Harvey. Irma. Maria. The California wildfires. 2017 was a year where natural disasters affected Americans on an enormous scale. People lost homes and businesses and personal property, and in the worst cases, lives. There’s simply no denying that 2017 was a tough year for a lot of people.

From an insurance standpoint, 2017 was the year of the “mega loss,” the effects of which we can’t accurately quantify yet. According to a report called Marketplace Realities 2018, from Willis Towers Watson (WTW), a leading global advisory, broking and solutions company, total loss estimates from these events range widely, from around $50 billion to $200 billion. That said, most experts, according to WTW, think the total will fall somewhere around $100 billion.

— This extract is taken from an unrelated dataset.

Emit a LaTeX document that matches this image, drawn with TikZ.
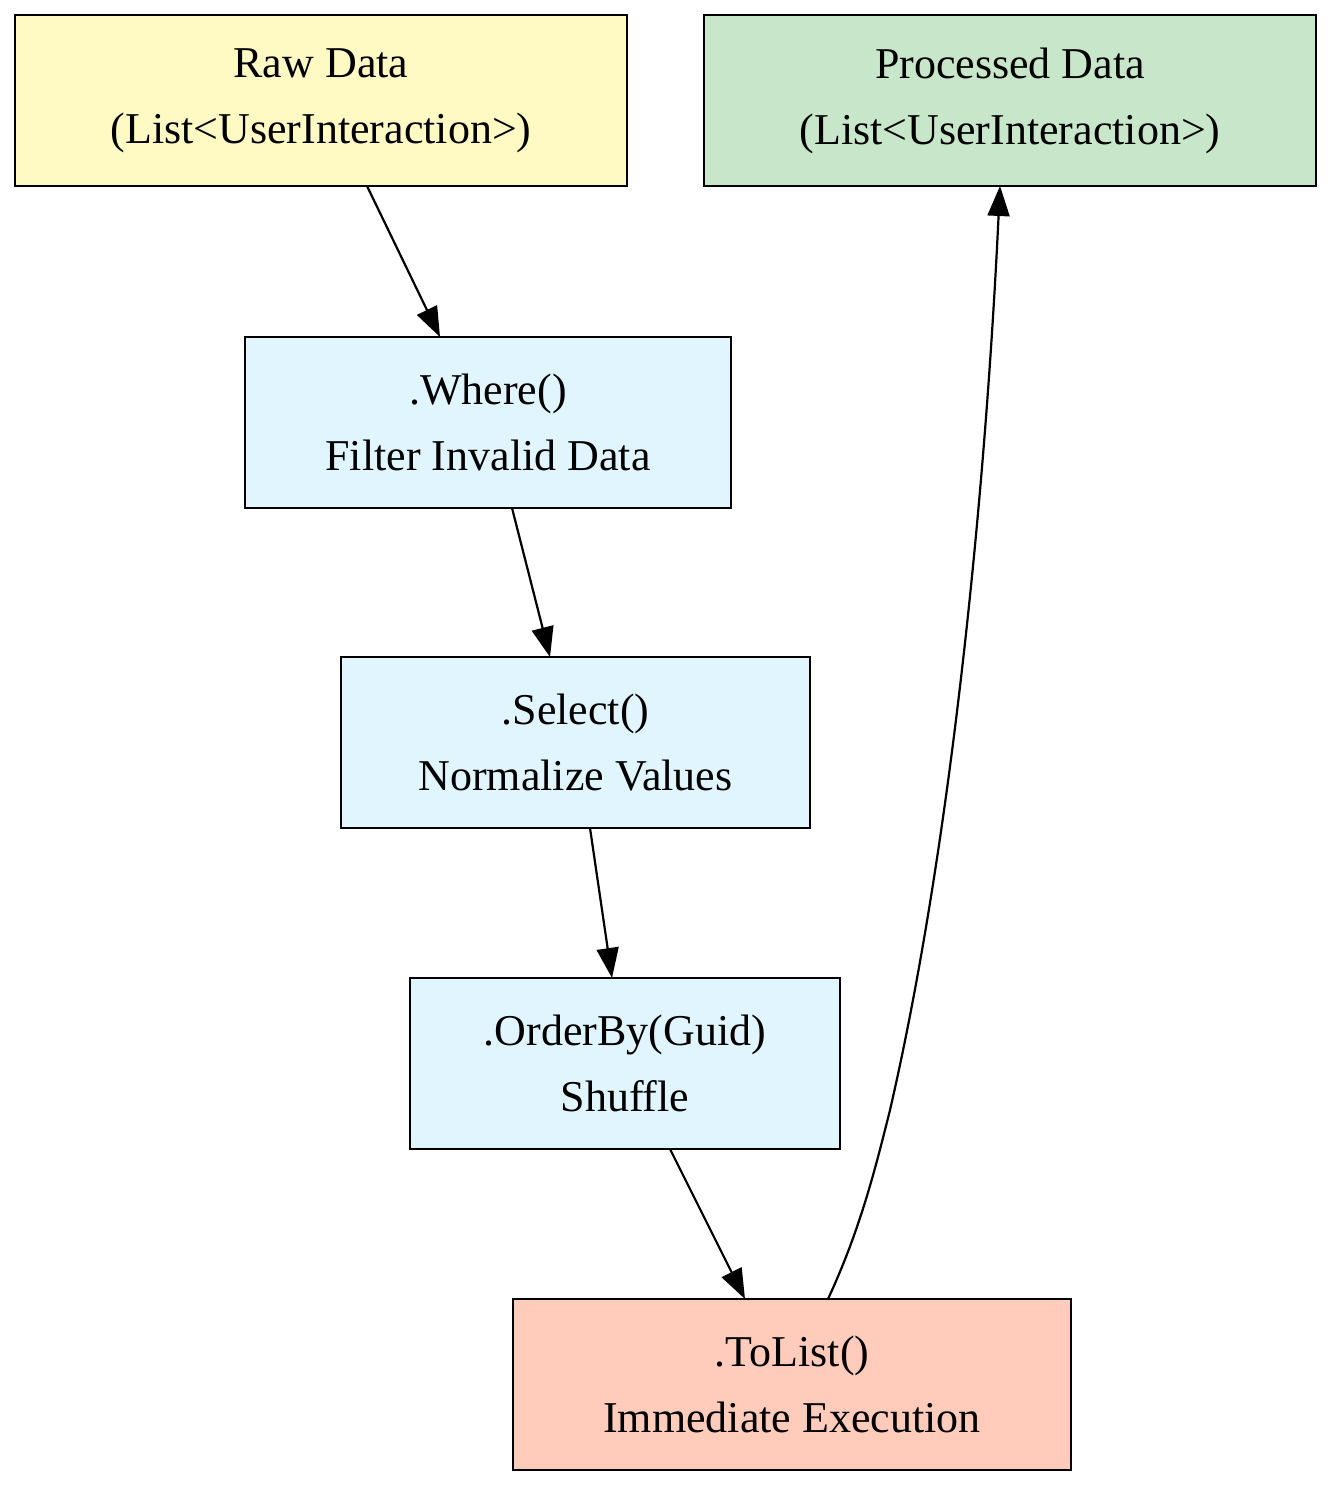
\documentclass[tikz,border=0pt]{standalone}
\usepackage{fontspec}
\setmainfont{Liberation Serif}
\usetikzlibrary{arrows.meta}
\definecolor{cy}{HTML}{FFF9C4}
\definecolor{cg}{HTML}{C8E6C9}
\definecolor{cb}{HTML}{E1F5FE}
\definecolor{co}{HTML}{FFCCBC}
\begin{document}
\begin{tikzpicture}[x=1pt,y=-1pt,
  box/.style={draw,line width=2.2pt,align=center,font=\fontsize{44}{66}\selectfont,inner sep=0pt},
  arr/.style={line width=2.2pt,-{Triangle[length=30pt,width=22pt]}}]
\useasboundingbox (0,0) rectangle (1331,1488);
\node[box,fill=cy,minimum width=612pt,minimum height=171pt] (raw) at (321,100.5) {Raw Data\\(List<UserInteraction>)};
\node[box,fill=cg,minimum width=612pt,minimum height=171pt] (proc) at (1010,100.5) {Processed Data\\(List<UserInteraction>)};
\node[box,fill=cb,minimum width=486pt,minimum height=171pt] (where) at (488,422.5) {.Where()\\Filter Invalid Data};
\node[box,fill=cb,minimum width=469pt,minimum height=171pt] (sel) at (575.5,742.5) {.Select()\\Normalize Values};
\node[box,fill=cb,minimum width=430pt,minimum height=171pt] (ord) at (625,1063.5) {.OrderBy(Guid)\\Shuffle};
\node[box,fill=co,minimum width=558pt,minimum height=171pt] (tl) at (792,1384.5) {.ToList()\\Immediate Execution};
\coordinate (a1) at (367,186); \coordinate (b1) at (440,337);
\coordinate (a2) at (512,508); \coordinate (b2) at (550,657);
\coordinate (a3) at (590,828); \coordinate (b3) at (612,978);
\coordinate (a4) at (670,1149); \coordinate (b4) at (745,1299);
\coordinate (a5) at (828,1299); \coordinate (b5) at (1000,186);
\draw[arr] (a1) -- (b1);
\draw[arr] (a2) -- (b2);
\draw[arr] (a3) -- (b3);
\draw[arr] (a4) -- (b4);
\draw[arr] (a5) .. controls (860,1230) and (875,1170) .. (890,1110) .. controls (950,850) and (985,500) .. (b5);
\end{tikzpicture}
\end{document}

Obviously, that’s a huge number, and it will definitely affect insurance rates in 2018. The big question is: How significantly will they be affected? According to WTW, “The long soft market for commercial property insurance could be over, at least temporarily.” It’s important to remember, though, that insurance market forecasting is a lot like weather forecasting: until it arrives, we can’t know its true impact. Experts, really, are just guessing.

What can you do?

NBIS’s Executive Vice President of Underwriting Jim Jinhong cautions the real details of the market’s status will come after January 1, 2018, when each of the insurance carriers have completed their treaties. “Right now,” he said, “most markets are positioning for change without knowing all the details of that change. It’s just too soon to know.”

Most underwriters agree that the devastating and catastrophic events of 2017 will impact both personal and commercial insurance rates.

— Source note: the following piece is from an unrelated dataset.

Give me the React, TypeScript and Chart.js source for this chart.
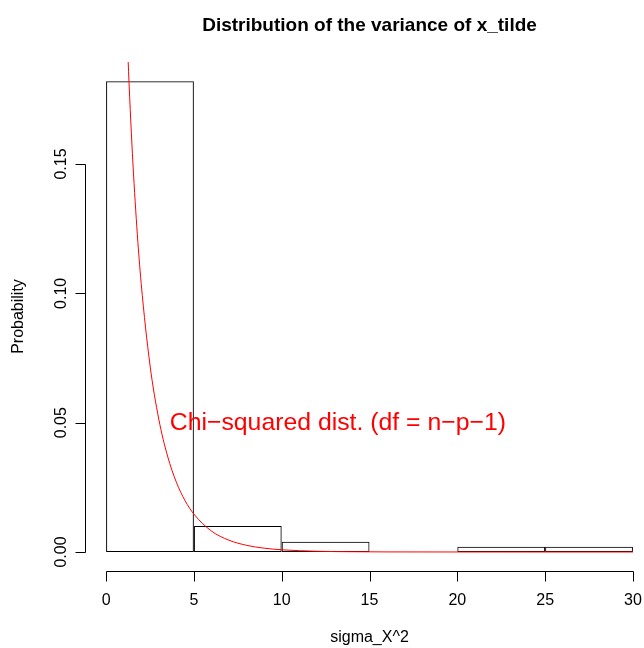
import React, { useEffect, useRef } from "react";
import { Chart, registerables } from "chart.js";

Chart.register(...registerables);

// Histogram bins (centres) and densities
const binCenters = [2.5, 7.5, 12.5, 17.5, 22.5, 27.5];
const binDensity = [0.182, 0.01, 0.004, 0, 0.002, 0.002];

// Red density curve
const curveX = [1.0, 1.25, 1.5, 1.75, 2, 2.5, 3, 3.5, 4, 4.5, 5, 6, 7, 8, 9, 10, 12, 14, 16, 20, 25, 30];
const curveY = [0.242, 0.191, 0.154, 0.1257, 0.1038, 0.0723, 0.0514, 0.0371, 0.027, 0.0198, 0.01465, 0.0081, 0.00455, 0.00258, 0.00148, 0.00085, 0.00029, 0.0001, 0.00003, 0.000004, 0, 0];

const xTicks = [0, 5, 10, 15, 20, 25, 30];
const yTicks = [0, 0.05, 0.1, 0.15];
const yTickLabels = ["0.00", "0.05", "0.10", "0.15"];

const titleText = "Distribution of the variance of x_tilde";
const xTitle = "sigma_X^2";
const yTitle = "Probability";
const noteText = "Chi\u2212squared dist. (df = n\u2212p\u22121)";
const noteX = 13.2;
const noteY = 0.05;

const FONT = '"Liberation Sans", Arial, Helvetica, sans-serif';

const rAxesPlugin = {
  id: "rAxes",
  afterDraw(chart: any) {
    const ctx = chart.ctx;
    const xs = chart.scales.x;
    const ys = chart.scales.y;
    const ca = chart.chartArea;
    ctx.save();
    ctx.strokeStyle = "#000";
    ctx.fillStyle = "#000";
    ctx.lineWidth = 1;

    // y axis
    const yAxisX = Math.round(ca.left) + 0.5;
    ctx.beginPath();
    ctx.moveTo(yAxisX, Math.round(ys.getPixelForValue(yTicks[0])) + 0.5);
    ctx.lineTo(yAxisX, Math.round(ys.getPixelForValue(yTicks[yTicks.length - 1])) + 0.5);
    yTicks.forEach((v) => {
      const py = Math.round(ys.getPixelForValue(v)) + 0.5;
      ctx.moveTo(yAxisX, py);
      ctx.lineTo(yAxisX - 10, py);
    });
    ctx.stroke();
    ctx.font = "16px " + FONT;
    ctx.textAlign = "center";
    ctx.textBaseline = "alphabetic";
    yTicks.forEach((v, i) => {
      const py = ys.getPixelForValue(v);
      ctx.save();
      ctx.translate(66, py);
      ctx.rotate(-Math.PI / 2);
      ctx.fillText(yTickLabels[i], 0, 0);
      ctx.restore();
    });

    // x axis
    const xAxisY = Math.round(ca.bottom) + 0.5;
    ctx.beginPath();
    ctx.moveTo(Math.round(xs.getPixelForValue(xTicks[0])) + 0.5, xAxisY);
    ctx.lineTo(Math.round(xs.getPixelForValue(xTicks[xTicks.length - 1])) + 0.5, xAxisY);
    xTicks.forEach((v) => {
      const px = Math.round(xs.getPixelForValue(v)) + 0.5;
      ctx.moveTo(px, xAxisY);
      ctx.lineTo(px, xAxisY + 10);
    });
    ctx.stroke();
    xTicks.forEach((v) => {
      ctx.fillText(String(v), xs.getPixelForValue(v), 605);
    });

    // axis titles
    const midX = xs.getPixelForValue(15);
    ctx.fillText(xTitle, midX, 642);
    ctx.save();
    ctx.translate(23, (ca.top + ca.bottom) / 2);
    ctx.rotate(-Math.PI / 2);
    ctx.fillText(yTitle, 0, 0);
    ctx.restore();

    // main title
    ctx.font = "bold 19px " + FONT;
    ctx.fillText(titleText, midX, 31);

    // red annotation
    ctx.font = "24.8px " + FONT;
    ctx.fillStyle = "#ff0000";
    ctx.fillText(noteText, xs.getPixelForValue(noteX), ys.getPixelForValue(noteY) + 7);
    ctx.restore();
  },
};

export default function App() {
  const canvasRef = useRef<HTMLCanvasElement | null>(null);

  useEffect(() => {
    const canvas = canvasRef.current;
    if (!canvas) return;
    const chart = new Chart(canvas, {
      type: "bar",
      data: {
        datasets: [
          {
            type: "line",
            data: curveX.map((x, i) => ({ x, y: curveY[i] })),
            borderColor: "#ff0000",
            borderWidth: 1,
            pointRadius: 0,
            fill: false,
            cubicInterpolationMode: "monotone",
            order: 0,
          } as any,
          {
            type: "bar",
            data: binCenters.map((x, i) => ({ x, y: binDensity[i] })),
            backgroundColor: "rgba(0,0,0,0)",
            borderColor: "#000",
            borderWidth: 1,
            borderSkipped: false,
            barPercentage: 1,
            categoryPercentage: 1,
            inflateAmount: 0,
            order: 1,
          } as any,
        ],
      },
      options: {
        animation: false,
        responsive: false,
        maintainAspectRatio: false,
        layout: { padding: { left: 85, top: 62, right: 0, bottom: 77 } },
        plugins: { legend: { display: false }, tooltip: { enabled: false }, title: { display: false } },
        scales: {
          x: { type: "linear", min: -1.2, max: 30.63, display: false, offset: false },
          y: { type: "linear", min: -0.00735, max: 0.18943, display: false },
        },
      },
      plugins: [rAxesPlugin],
    });
    return () => chart.destroy();
  }, []);

  return (
    <div style={{ position: "fixed", left: 0, top: 0, width: 644, height: 648, background: "#fff" }}>
      <canvas ref={canvasRef} width={644} height={648} style={{ display: "block" }} />
    </div>
  );
}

“Despite the damage,” WTW reported, “the marketplace has been very stable so far. We do, however, expect a change in the marketplace after insurers have a chance to estimate their ultimate losses.”

Obviously, that’s going to take some time. So rather than sitting around and waiting to see what happens, here are two specific things you can think about to put yourself in the best possible position when it comes time to obtain your next insurance quote.

Operations that can demonstrate active safety and risk-management protocols are better positioned to mitigate potential impacts of a hardening insurance marketplace.

We all know that safety and risk management is important, but in times where the market is getting ready to shift, like right now, it becomes even more important. Programs like NBIS’s Online Safety and Health Training and Online Driver Training become tools that don’t just make drivers and employees safer and more educated, which is always the overarching goal, but they can also help offset pricing. Safer risks are better risk.

It’s just that simple. Which brings me to my second point:

Operations with knowledgeable insurance agents oftentimes get favorable terms. 

The insurance agent who prepares

your renewal submission and documents your risk-management efforts is serving you in the best possible way. Why? Because a standard submission sent to carriers for pricing will receive standard rates per current market conditions. A tailored submission, however, ripe with details of your risk-prevention efforts, will be considered differently by insurers. Also, good agents develop high levels of credibility with market partners, and because of those relationships, underwriters often feel comfortable that they are getting accurate, complete and current information they can then use to build a competitive quote. Safety, risk management, knowledge, relationships, understanding – it all factors into what the underwriter puts into her quote.And it all matters.

Better risk management

Risk management efforts – or maybe I should say becoming a better risk – are more important than ever as we move into 2018, since it’s one of the only pricing factors policyholders can truly control. Essentially, risk management efforts come from three main sources: inside your company by way of your safety department; from your agent; and from your insurance carrier.

The people inside your company’s safety department play a pivotal role because they’re on the front lines; they’re the folks looking at and analyzing each near miss for ways to use what they’ve learned to improve. They look at risk directly, every day, and find practical, innovative, realistic ways to avoid it.

Your agent, like your safety department, can provide tools your company can use to become safer. Perhaps they can help you stage a mock DOT audit or even point you to safety plan development resources. Your agent is there to help you in any way they can, so it’s good practice to ask often what they can do to help you become a better risk and enjoy more favorable pricing.

Finally, your insurance company should also be doing all they can to help you manage your risk. At NBIS, we employ a number of experts who are involved in influencing OSHA standards through work on ANSI committees like B30.5. We not only train our claims staff in the details and specifics of OSHA and ANSI, but we also train our defense attorneys – and then we share all that risk management knowledge with our policyholders. In fact, NBIS insureds are leveraging many of the risk solutions we offer and are ahead of the game, since the underwriting, risk management and claims teams communicate regularly with agents and insureds regarding the specific details of their account position.

Value assessment

In the long run, being a better risk helps everyone. 2018 is the right time to ask a lot of hard questions about who’s got your back from a risk-management standpoint. Ask yourself who’s truly helping you out and if you’re getting all the risk management value you can get. After all, especially in light of an uncertain market forecast, there’s real money on the line.